Code that draws figures
START

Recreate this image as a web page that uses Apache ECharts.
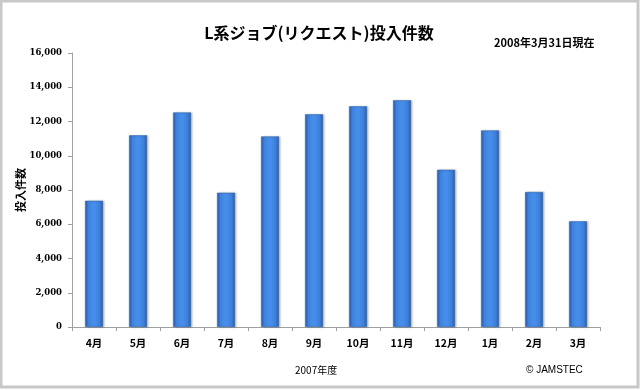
<!DOCTYPE html>
<html>
<head>
<meta charset="utf-8">
<script src="https://cdn.jsdelivr.net/npm/echarts@6/dist/echarts.min.js"></script>
<style>
html,body{margin:0;padding:0;background:#fff;}
#chart{width:640px;height:390px;}
</style>
</head>
<body>
<div id="chart"></div>
<script>
const categories = ['4月','5月','6月','7月','8月','9月','10月','11月','12月','1月','2月','3月'];
const jobCounts = [7370, 11190, 12530, 7840, 11130, 12420, 12890, 13240, 9180, 11480, 7880, 6170];
const yTicks = {min: 0, max: 16000, interval: 2000};
const titleText = 'L系ジョブ(リクエスト)投入件数';
const dateNote = '2008年3月31日現在';
const yName = '投入件数';
const xName = '2007年度';
const credit = '© JAMSTEC';

const jp = '"Noto Sans CJK JP", "Liberation Sans", sans-serif';
const chart = echarts.init(document.getElementById('chart'), null, {renderer: 'canvas'});
chart.setOption({
  animation: false,
  backgroundColor: '#ffffff',
  title: {
    text: titleText,
    left: 314, top: 20, textAlign: 'center',
    textStyle: {fontFamily: jp, fontSize: 16, fontWeight: 'bold', color: '#000'}
  },
  graphic: [
    {type: 'rect', shape: {x: 1, y: 1, width: 637, height: 386}, style: {fill: 'none', stroke: '#c8c8c8', lineWidth: 3}, silent: true},
    {type: 'text', left: 494, top: 37, style: {text: dateNote, font: 'bold 11px ' + jp, fill: '#000'}},
    {type: 'text', left: 295, top: 365, style: {text: xName, font: '10px ' + jp, fill: '#000'}},
    {type: 'text', left: 526, top: 365, style: {text: credit, font: '10px "Liberation Sans", sans-serif', fill: '#000'}}
  ],
  grid: {left: 72, right: 40, top: 53, bottom: 63, containLabel: false},
  xAxis: {
    type: 'category',
    data: categories,
    axisLine: {lineStyle: {color: '#a0a0a0', width: 1}},
    axisTick: {show: true, inside: false, length: 4, alignWithLabel: false, lineStyle: {color: '#a0a0a0'}},
    axisLabel: {margin: 11, fontFamily: jp, fontSize: 10.5, fontWeight: 'bold', color: '#000'}
  },
  yAxis: {
    type: 'value',
    min: yTicks.min, max: yTicks.max, interval: yTicks.interval,
    name: yName,
    nameLocation: 'middle',
    nameRotate: 90,
    nameGap: 46,
    nameMoveOverlap: false,
    nameTextStyle: {fontFamily: jp, fontSize: 11, fontWeight: 'bold', color: '#000'},
    axisLine: {show: true, lineStyle: {color: '#a0a0a0', width: 1}},
    axisTick: {show: true, inside: false, length: 4, lineStyle: {color: '#a0a0a0'}},
    splitLine: {show: false},
    axisLabel: {
      margin: 10, fontFamily: '"DejaVu Serif", serif', fontSize: 8.5, fontWeight: 'bold', color: '#000',
      formatter: v => v.toLocaleString('en-US')
    }
  },
  series: [{
    type: 'bar',
    data: jobCounts,
    barWidth: 18,
    itemStyle: {
      color: new echarts.graphic.LinearGradient(0, 0, 1, 0, [
        {offset: 0, color: '#2e62ae'},
        {offset: 0.18, color: '#3f82de'},
        {offset: 0.5, color: '#4890ee'},
        {offset: 0.82, color: '#3d7fd8'},
        {offset: 1, color: '#2a5ba4'}
      ]),
      borderColor: '#2f64b0',
      borderWidth: 0.5,
      shadowColor: 'rgba(0,0,0,0.25)',
      shadowBlur: 2,
      shadowOffsetX: 1.5,
      shadowOffsetY: 0
    }
  }]
});
</script>
</body>
</html>
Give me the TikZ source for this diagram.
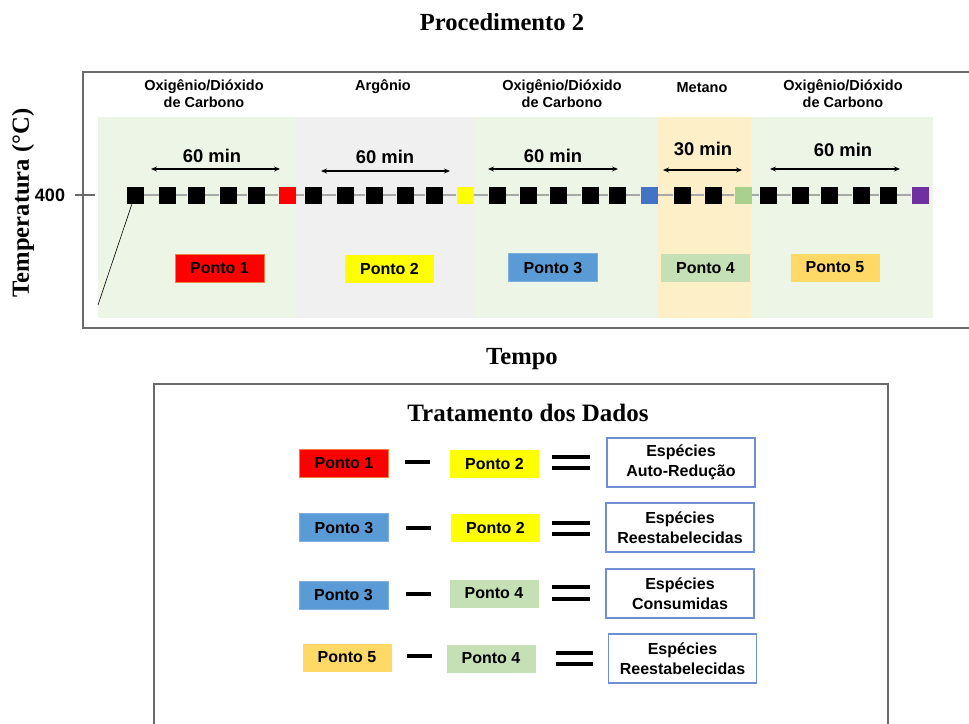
\documentclass[tikz,border=0pt]{standalone}
\usepackage{fontspec}
\setmainfont{Liberation Serif}
\setsansfont{Liberation Sans}
\usetikzlibrary{arrows.meta}

\definecolor{pgreen}{HTML}{EDF5E7}
\definecolor{pgray}{HTML}{F0F0F0}
\definecolor{pgold}{HTML}{FDF0C8}
\definecolor{cred}{HTML}{FF0000}
\definecolor{credline}{HTML}{F08040}
\definecolor{cyellow}{HTML}{FFFF00}
\definecolor{cblue}{HTML}{5B9BD5}
\definecolor{cblueline}{HTML}{7FAEE0}
\definecolor{cgreen}{HTML}{C5E0B4}
\definecolor{cgold}{HTML}{FFD966}
\definecolor{sqblue}{HTML}{4472C4}
\definecolor{sqgreen}{HTML}{A9D18E}
\definecolor{sqpurple}{HTML}{7030A0}
\definecolor{resline}{HTML}{6F8FD3}
\definecolor{framegray}{HTML}{6A6A6A}
\definecolor{linkgray}{HTML}{A8A8A8}

\newcommand\gaslabel{\sffamily\bfseries\fontsize{14.5}{17}\selectfont}
\newcommand\durlabel{\sffamily\bfseries\fontsize{18.4}{20}\selectfont}
\newcommand\pontolabel{\sffamily\bfseries\fontsize{16}{19}\selectfont}
\newcommand\reslabel{\sffamily\bfseries\fontsize{16}{20}\selectfont}
\newcommand\titlelabel{\rmfamily\bfseries\fontsize{24.6}{28}\selectfont}

\tikzset{
  frame/.style={draw=framegray, line width=1.4pt},
  sq/.style={minimum width=17pt, minimum height=17pt, inner sep=0pt, draw=none},
  link/.style={draw=linkgray, line width=1.4pt},
  ponto/.style={minimum width=89pt, minimum height=28pt, inner sep=0pt,
    font=\pontolabel, text=black},
  result/.style={draw=resline, line width=1.3pt, fill=white,
    minimum width=148pt, minimum height=49pt, inner sep=0pt,
    align=center, font=\reslabel},
  gas/.style={align=center, font=\gaslabel},
  dur/.style={font=\durlabel},
  span/.style={{Stealth[length=6pt,width=5pt]}-{Stealth[length=6pt,width=5pt]}, line width=1.1pt},
  bar/.style={fill=black, draw=none},
}

\begin{document}
\begin{tikzpicture}[x=1pt,y=-1pt]
\useasboundingbox (0,0) rectangle (969,723);

% title and axes labels
\node[font=\titlelabel] (title) at (502,22) {Procedimento 2};
\node[font=\titlelabel] (tempo) at (522,359) {Tempo};
\node[font=\titlelabel, rotate=90] (temp) at (23,203) {Temperatura (°C)};
\node[font=\sffamily\bfseries\fontsize{18}{20}\selectfont] (t400) at (50,195) {400};

% gas phase backgrounds
\fill[pgreen] (98,117) rectangle (295,318);
\fill[pgray]  (295,117) rectangle (475,318);
\fill[pgreen] (475,117) rectangle (657,318);
\fill[pgold]  (657,117) rectangle (751,318);
\fill[pgreen] (751,117) rectangle (933,318);

% plot frame (open on the right)
\draw[frame] (970,72) -- (83,72) -- (83,328) -- (970,328);
\draw[framegray, line width=1.1pt] (75,195) -- (95,195);

% gas labels
\node[gas] (g1) at (204,94) {Oxigênio/Dióxido\\de Carbono};
\node[gas] (g2) at (383,87) {Argônio};
\node[gas] (g3) at (562,94) {Oxigênio/Dióxido\\de Carbono};
\node[gas] (g4) at (702,88) {Metano};
\node[gas] (g5) at (843,94) {Oxigênio/Dióxido\\de Carbono};

% sampling points along the isotherm
\foreach \i/\x/\c in {1/135/black,2/167.7/black,3/196/black,4/228/black,5/256/black,
  6/287/cred,7/313/black,8/345/black,9/374/black,10/405/black,11/434/black,
  12/465/cyellow,13/497/black,14/528/black,15/558/black,16/590/black,17/617/black,
  18/649/sqblue,19/682/black,20/713/black,21/743/sqgreen,22/768/black,23/800/black,
  24/829/black,25/861/black,26/888/black,27/920/sqpurple}
  \node[sq, fill=\c] (s\i) at (\x,195) {};
\foreach \i [evaluate=\i as \j using int(\i+1)] in {1,...,26}
  \draw[link] (s\i.east) -- (s\j.west);

% ramp up to the isotherm
\coordinate (ramp) at (98,305);
\draw[black, line width=0.6pt] ([xshift=-3pt]s1.south) -- (ramp);

% duration arrows
\coordinate (a1l) at (151,169); \coordinate (a1r) at (280,169);
\coordinate (a2l) at (321,171); \coordinate (a2r) at (450,171);
\coordinate (a3l) at (488,169); \coordinate (a3r) at (618,169);
\coordinate (a4l) at (663,170); \coordinate (a4r) at (742,170);
\coordinate (a5l) at (770,169); \coordinate (a5r) at (900,169);
\draw[span] (a1l) -- (a1r);
\draw[span] (a2l) -- (a2r);
\draw[span] (a3l) -- (a3r);
\draw[span] (a4l) -- (a4r);
\draw[span] (a5l) -- (a5r);
\node[dur] (d1) at (212,156) {60 min};
\node[dur] (d2) at (385,157) {60 min};
\node[dur] (d3) at (553,156) {60 min};
\node[dur] (d4) at (703,149) {30 min};
\node[dur] (d5) at (843,150) {60 min};

% point labels in the plot
\node[ponto, fill=cred, draw=credline, line width=0.8pt] (p1) at (219.5,268) {Ponto 1};
\node[ponto, fill=cyellow] (p2) at (389.5,269) {Ponto 2};
\node[ponto, fill=cblue, draw=cblueline, line width=0.6pt] (p3) at (553,267.5) {Ponto 3};
\node[ponto, fill=cgreen] (p4) at (705.5,268) {Ponto 4};
\node[ponto, fill=cgold] (p5) at (835,267.5) {Ponto 5};

% data treatment panel
\draw[frame] (154,730) -- (154,384) -- (888,384) -- (888,730);
\node[font=\rmfamily\bfseries\fontsize{25}{28}\selectfont] (trat) at (528,413) {Tratamento dos Dados};

% row 1
\node[ponto, fill=cred, draw=credline, line width=0.8pt] (r1a) at (344,463.5) {Ponto 1};
\fill[bar] (405,460.2) rectangle (430,463.8);
\node[ponto, fill=cyellow] (r1b) at (494.5,463.5) {Ponto 2};
\fill[bar] (552,455) rectangle (590,459);
\fill[bar] (552,466) rectangle (590,470);
\node[result] (r1c) at (681,462.5) {Espécies\\Auto-Redução};

% row 2
\node[ponto, fill=cblue, draw=cblueline, line width=0.6pt] (r2a) at (344,527.5) {Ponto 3};
\fill[bar] (406,526.2) rectangle (431,529.8);
\node[ponto, fill=cyellow] (r2b) at (495.5,527.5) {Ponto 2};
\fill[bar] (552,521) rectangle (590,525);
\fill[bar] (552,532) rectangle (590,536);
\node[result] (r2c) at (680,527.5) {Espécies\\Reestabelecidas};

% row 3
\node[ponto, fill=cblue, draw=cblueline, line width=0.6pt] (r3a) at (343.5,595) {Ponto 3};
\fill[bar] (406,592.2) rectangle (431,595.8);
\node[ponto, fill=cgreen] (r3b) at (494,593.5) {Ponto 4};
\fill[bar] (552,585) rectangle (590,589);
\fill[bar] (552,597) rectangle (590,601);
\node[result] (r3c) at (680,593.5) {Espécies\\Consumidas};

% row 4
\node[ponto, fill=cgold] (r4a) at (347,657.5) {Ponto 5};
\fill[bar] (407,654.2) rectangle (432,657.8);
\node[ponto, fill=cgreen] (r4b) at (491,658.5) {Ponto 4};
\fill[bar] (556,651) rectangle (593,655);
\fill[bar] (556,662) rectangle (593,666);
\node[result] (r4c) at (682.5,658.5) {Espécies\\Reestabelecidas};

\end{tikzpicture}
\end{document}
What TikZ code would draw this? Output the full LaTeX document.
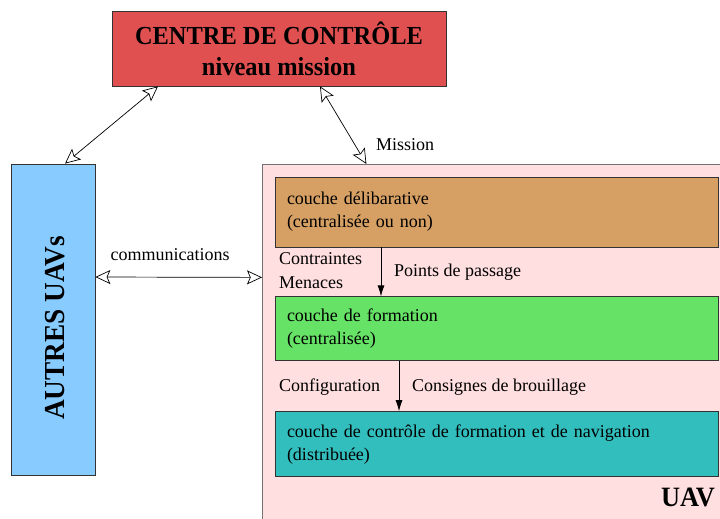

END

- **Stated exercise**: Find all lines with "this" in them and copy each one.

- **Output of the exercise**:
Recreate this image as a web page that uses Apache ECharts.
Give me the TikZ source for this diagram.
What TikZ code would draw this? Output the full LaTeX document.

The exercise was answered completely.